Surreal marketing creates what psychologists call a “cognitive interruption.” Your brain expects a normal taxi. It encounters a giant cat instead. That mismatch demands resolution, forcing deeper processing and creating stronger memory encoding. Translation? People remember the weird stuff.
And we should know: we specialise in weird stuff…
But it’s not just about being random for randomness’s sake. The Cat Cab worked because the absurdity was purposeful. It celebrated the wonderfully quirky nature of cats themselves: animals that have owned the internet precisely because they’re delightfully unpredictable. And cute. The campaign’s surrealism matched the brand’s essence perfectly.
Moreover, surreal marketing is inherently shareable. Nobody photographs a normal taxi. Everyone photographs a purple cat taxi. The Cat Cab generated hundreds of user-generated content moments, with people stopping traffic (literally) to capture and share their encounters. Influencers jumped in for karaoke sessions. TikTokers chased the cab down streets. Dog people even grudgingly admitted it was pretty cool.
The Emotional Connection
Here’s where surreal marketing really shines: it makes people feel something. Not just “oh, that’s nice” but genuine joy, surprise, delight. The Cat Cab wasn’t selling; it was gifting people a moment of unexpected wonder in their ordinary day.
That emotional response creates powerful brand associations. Cats Protection became the charity that made people smile, laugh and share that joy with others in the moment. The campaign reminded people that rescue cats exist not just as a worthy cause, but as sources of genuine happiness that the National Cat Awards celebrate.
The results speak for themselves: record-breaking awareness for the Awards, thousands of real-world engagements, massive social reach.

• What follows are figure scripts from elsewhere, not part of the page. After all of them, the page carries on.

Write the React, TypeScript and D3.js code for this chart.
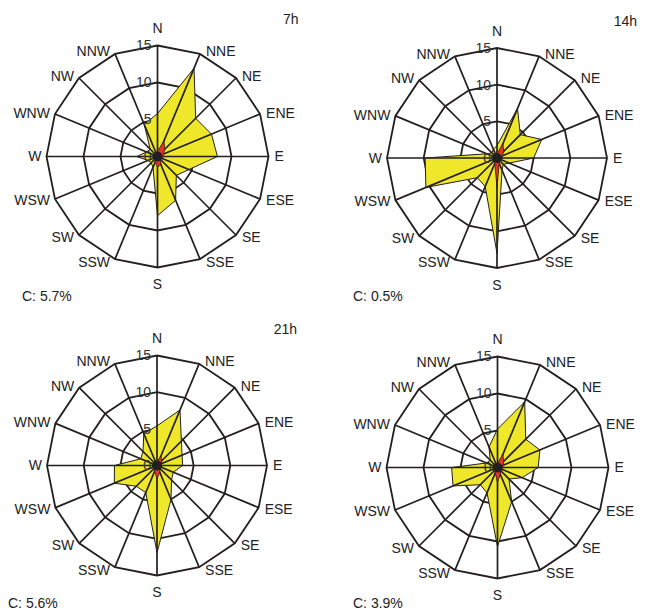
import * as d3 from "d3";

const DIRECTIONS = ["N", "NNE", "NE", "ENE", "E", "ESE", "SE", "SSE", "S", "SSW", "SW", "WSW", "W", "WNW", "NW", "NNW"];
const RING_TICKS = [5, 10, 15];
const TICK_LABELS = [0, 5, 10, 15];

// frequency (%) per direction, all winds
const FREQ_7H = [5.8, 12.9, 7.3, 7.9, 8.1, 4.6, 3.6, 6.4, 8.0, 1.6, 1.2, 1.4, 2.8, 1.6, 1.4, 4.7];
const FREQ_14H = [1.7, 7.3, 4.5, 6.6, 5.0, 1.8, 1.2, 1.8, 13.0, 4.2, 3.8, 10.5, 9.8, 1.5, 1.0, 1.3];
const FREQ_21H = [5.4, 8.2, 4.7, 3.7, 3.5, 2.4, 2.8, 5.0, 11.9, 4.0, 4.0, 6.3, 5.8, 2.4, 2.7, 4.7];
const FREQ_ALL = [5.2, 9.6, 5.4, 6.2, 5.5, 3.6, 2.2, 5.0, 10.7, 3.7, 3.3, 6.5, 6.2, 1.6, 1.4, 3.0];

// frequency (%) per direction, strong winds
const STRONG_7H = [0.7, 2.3, 1.4, 0.9, 0.7, 0.6, 0.6, 1.2, 1.4, 0.8, 0.5, 0.5, 0.6, 0.4, 0.4, 0.5];
const STRONG_14H = [0.6, 2.1, 1.3, 0.8, 0.7, 0.5, 0.5, 0.8, 4.0, 0.8, 0.5, 0.6, 0.7, 0.4, 0.4, 0.5];
const STRONG_21H = [0.5, 1.4, 0.9, 0.6, 0.6, 0.5, 0.6, 1.0, 1.8, 0.9, 0.5, 0.5, 0.6, 0.4, 0.4, 0.5];
const STRONG_ALL = [0.6, 1.9, 1.2, 0.8, 0.7, 0.6, 0.6, 1.0, 2.0, 0.8, 0.5, 0.5, 0.6, 0.4, 0.4, 0.5];

const TITLES = ["7h", "14h", "21h", ""];
const CALMS = ["C: 5.7%", "C: 0.5%", "C: 5.6%", "C: 3.9%"];

const FREQS = [FREQ_7H, FREQ_14H, FREQ_21H, FREQ_ALL];
const STRONGS = [STRONG_7H, STRONG_14H, STRONG_21H, STRONG_ALL];

// layout of the four panels
const LAYOUT = [
  { cx: 157.5, cy: 156.5, R: 111, calmX: 22, calmY: 301 },
  { cx: 497, cy: 158, R: 110, calmX: 353, calmY: 301 },
  { cx: 157, cy: 465.5, R: 110, calmX: 8, calmY: 608 },
  { cx: 497.5, cy: 467.5, R: 111, calmX: 353, calmY: 608 },
];

const INK = "#231f20";
const YELLOW = "#eee72a";
const RED = "#e2332b";
const FONT = "Liberation Sans, Arial, sans-serif";

const step = (2 * Math.PI) / DIRECTIONS.length;

function Rose({ idx }: { idx: number }) {
  const { cx, cy, R, calmX, calmY } = LAYOUT[idx];
  const r = d3.scaleLinear().domain([0, 15]).range([0, R]);
  const angle = (i: number) => i * step;

  const radial = d3
    .lineRadial<number>()
    .angle((_, i) => angle(i))
    .radius((d) => r(d))
    .curve(d3.curveLinearClosed);

  const ring = (v: number) => radial(DIRECTIONS.map(() => v)) || "";

  const pt = (i: number, v: number) => [r(v) * Math.sin(angle(i)), -r(v) * Math.cos(angle(i))];

  return (
    <g transform={`translate(${cx},${cy})`}>
      {RING_TICKS.map((t) => (
        <path key={t} d={ring(t)} fill="none" stroke={INK} strokeWidth={1.8} />
      ))}
      <path d={radial(FREQS[idx]) || ""} fill={YELLOW} stroke={INK} strokeWidth={1} strokeLinejoin="round" />
      {DIRECTIONS.map((d, i) => {
        const [x, y] = pt(i, 15);
        return <line key={d} x1={0} y1={0} x2={x} y2={y} stroke={INK} strokeWidth={1.7} />;
      })}
      {TICK_LABELS.map((t) => (
        <text
          key={t}
          x={-6}
          y={-r(t)}
          dy="0.35em"
          textAnchor="end"
          fontSize={14}
          fill="#333"
          fontFamily={FONT}
        >
          {t}
        </text>
      ))}
      <path d={radial(STRONGS[idx]) || ""} fill={RED} stroke={INK} strokeWidth={0.8} />
      <circle r={5} fill={INK} />
      {DIRECTIONS.map((d, i) => {
        const [x, y] = pt(i, 15);
        const s = Math.sin(angle(i));
        const c = Math.cos(angle(i));
        let anchor = "middle";
        let lx = x;
        let ly = y;
        if (s > 0.1) {
          anchor = "start";
          lx = x + 6;
          ly = y - c * 3;
        } else if (s < -0.1) {
          anchor = "end";
          lx = x - 5;
          ly = y - c * 3;
        } else {
          ly = y - c * 17;
        }
        return (
          <text
            key={d}
            x={lx}
            y={ly}
            dy="0.35em"
            textAnchor={anchor}
            fontSize={14}
            fill="#222"
            fontFamily={FONT}
          >
            {d}
          </text>
        );
      })}
      {TITLES[idx] && (
        <text x={R + 30} y={-R - 22} textAnchor="end" fontSize={14} fill="#222" fontFamily={FONT}>
          {TITLES[idx]}
        </text>
      )}
      <text x={calmX - cx} y={calmY - cy} fontSize={14} fill="#222" fontFamily={FONT}>
        {CALMS[idx]}
      </text>
    </g>
  );
}

export default function App() {
  return (
    <svg
      width={660}
      height={612}
      style={{ position: "absolute", left: 0, top: 0, background: "#fff" }}
    >
      {LAYOUT.map((_, i) => (
        <Rose key={i} idx={i} />
      ))}
    </svg>
  );
}
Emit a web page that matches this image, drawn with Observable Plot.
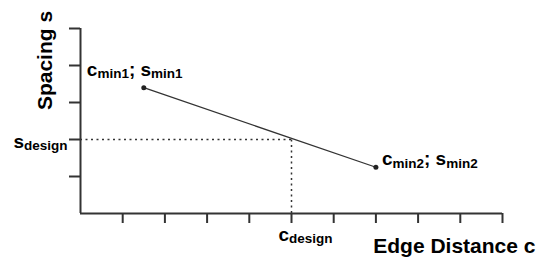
<!DOCTYPE html>
<html>
<head>
<meta charset="utf-8">
<script src="https://cdn.jsdelivr.net/npm/d3@7"></script>
<script src="https://cdn.jsdelivr.net/npm/@observablehq/plot@0.6"></script>
<style>
  html, body { margin: 0; padding: 0; background: #fff; }
  svg text { font-family: "Liberation Sans", Arial, sans-serif; }
</style>
</head>
<body>
<div id="chart"></div>
<script>
// Data
const edgeDistances = [1.5, 7];          // c_min1, c_min2
const spacings = [3.4, 1.25];            // s_min1, s_min2
const pointLabels = ["c_min1; s_min1", "c_min2; s_min2"];
const cDesign = 5;
const sDesign = 2;
const designLabels = ["c_design", "s_design"];
const xTicks = [1, 2, 3, 4, 5, 6, 7, 8, 9, 10];
const yTicks = [1, 2, 3, 4, 5];
const xTitle = "Edge Distance c";
const yTitle = "Spacing s";

const points = edgeDistances.map((c, i) => ({c, s: spacings[i], label: pointLabels[i]}));

const ink = "#333";
const chart = Plot.plot({
  width: 541,
  height: 257,
  marginLeft: 80,
  marginRight: 39,
  marginTop: 28,
  marginBottom: 44,
  x: {domain: [0, 10]},
  y: {domain: [0, 5]},
  style: {fontFamily: "'Liberation Sans', Arial, sans-serif", color: "#000", background: "#fff"},
  marks: [
    Plot.axisX({ticks: xTicks, tickSize: 10, tickFormat: () => "", label: null, stroke: ink, strokeWidth: 2}),
    Plot.axisY({ticks: yTicks, tickSize: 11, tickFormat: () => "", label: null, stroke: ink, strokeWidth: 2}),
    Plot.ruleY([0], {stroke: ink, strokeWidth: 2}),
    Plot.ruleX([0], {stroke: ink, strokeWidth: 2}),
    Plot.ruleY([sDesign], {x1: 0, x2: cDesign, stroke: ink, strokeWidth: 1.5, strokeDasharray: "2,3.5"}),
    Plot.ruleX([cDesign], {y1: 0, y2: sDesign, stroke: ink, strokeWidth: 1.5, strokeDasharray: "2,3.5"}),
    Plot.line(points, {x: "c", y: "s", stroke: ink, strokeWidth: 1.3}),
    Plot.dot(points, {x: "c", y: "s", r: 2.5, fill: "#222", stroke: null}),
    // point labels
    Plot.text([points[0]], {x: "c", y: "s", text: "label", textAnchor: "start", lineAnchor: "bottom", dx: -57, dy: -12, fontSize: 19, fontWeight: "bold", fill: "#000"}),
    Plot.text([points[1]], {x: "c", y: "s", text: "label", textAnchor: "start", lineAnchor: "bottom", dx: 6, dy: -2, fontSize: 19, fontWeight: "bold", fill: "#000"}),
    // design labels
    Plot.text([designLabels[0]], {x: () => cDesign, y: () => 0, text: d => d, textAnchor: "start", lineAnchor: "bottom", dx: -13, dy: 27, fontSize: 19, fontWeight: "bold", fill: "#000"}),
    Plot.text([designLabels[1]], {x: () => 0, y: () => sDesign, text: d => d, textAnchor: "end", lineAnchor: "bottom", dx: -13, dy: 8, fontSize: 19, fontWeight: "bold", fill: "#000"}),
    // axis titles
    Plot.text([xTitle], {frameAnchor: "bottom-right", text: d => d, textAnchor: "end", lineAnchor: "bottom", dx: 33, dy: 39, fontSize: 21, fontWeight: "bold", fill: "#000"}),
    Plot.text([yTitle], {frameAnchor: "top-left", text: d => d, rotate: -90, textAnchor: "middle", lineAnchor: "bottom", dx: -29, dy: 32, fontSize: 21, fontWeight: "bold", fill: "#000"})
  ]
});

// Convert "x_sub" notation into subscript tspans
chart.querySelectorAll("text").forEach(t => {
  const s = t.textContent;
  if (!s.includes("_")) return;
  const parts = s.split(/(_\w+)/).filter(p => p.length);
  t.textContent = "";
  const ns = "http://www.w3.org/2000/svg";
  let shifted = false;
  parts.forEach(p => {
    const ts = document.createElementNS(ns, "tspan");
    if (p.startsWith("_")) {
      ts.textContent = p.slice(1);
      ts.setAttribute("font-size", "13.5");
      ts.setAttribute("dy", "2.5");
      shifted = true;
    } else {
      ts.textContent = p;
      if (shifted) { ts.setAttribute("dy", "-2.5"); shifted = false; }
    }
    t.appendChild(ts);
  });
});

document.getElementById("chart").appendChild(chart);
</script>
</body>
</html>
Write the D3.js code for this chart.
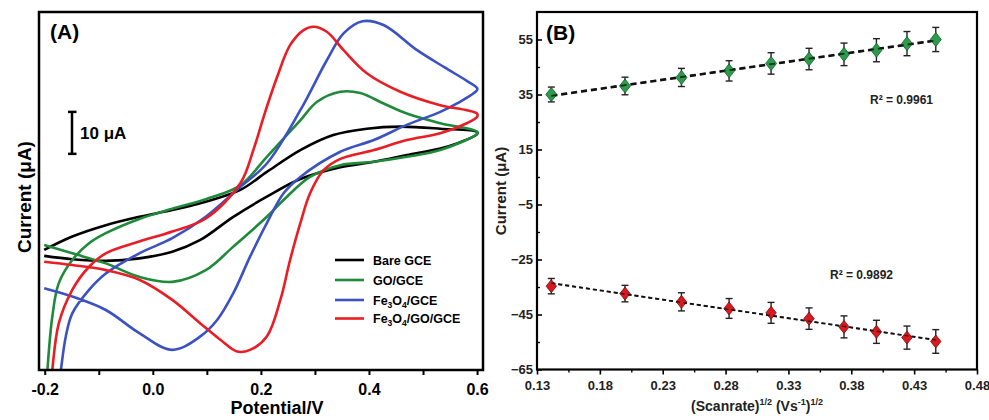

More importantly, the campaign reinforced what Cats Protection does – saves moggies – in a way that generated both emotion and action.
The Wider Impact of Absurdist Campaigns
The Cat Cab represents a broader shift in effective marketing. As consumers become increasingly savvy and ad-resistant, brands need strategies that don’t feel like advertising at all. Experiential campaigns that embrace the surreal create experiences worth having for their own sake. The marketing becomes the entertainment.
This approach also builds brand personality. Safe, sensible campaigns blend together. Weird, wonderful ones stand out. The Cat Cab positioned Cats Protection as creative, confident, and just the right amount of cheeky – exactly the kind of organisation people want to support.
Furthermore, surreal campaigns generate earned media that paid advertising simply can’t buy. News outlets cover them. Social platforms amplify them. People talk about them long after the activation ends. The Cat Cab’s impact extended far beyond its week-long tour, living on through content, conversations and collective memory.
The Balance: Surreal with Strategy
The key to successful surreal marketing is ensuring the absurdity serves the brand. The Cat Cab worked because it was weird with purpose: every element, from the fur to the on-brand purpleness, supported the campaign’s goals while celebrating the wonderfully quirky nature of cats.
Random weirdness confuses. Strategic weirdness converts.
The Takeaway
In a marketing landscape cluttered with safe, sensible, forgettable campaigns, the surreal and absurd offer something precious: genuine cut-through. They create the moments people remember, share and talk about to anyone who’ll listen. They transform marketing from interruption to entertainment.
So how can you use the surreal to create memorable content? Simple: dare to be different. Ask ridiculous questions. Build giant purple cat taxis. Embrace the beautifully bonkers.
Because sometimes, the most effective marketing strategy is the one that makes people wonder if they’ve had too much coffee.
Spoiler: they haven’t. Your campaign is just that good.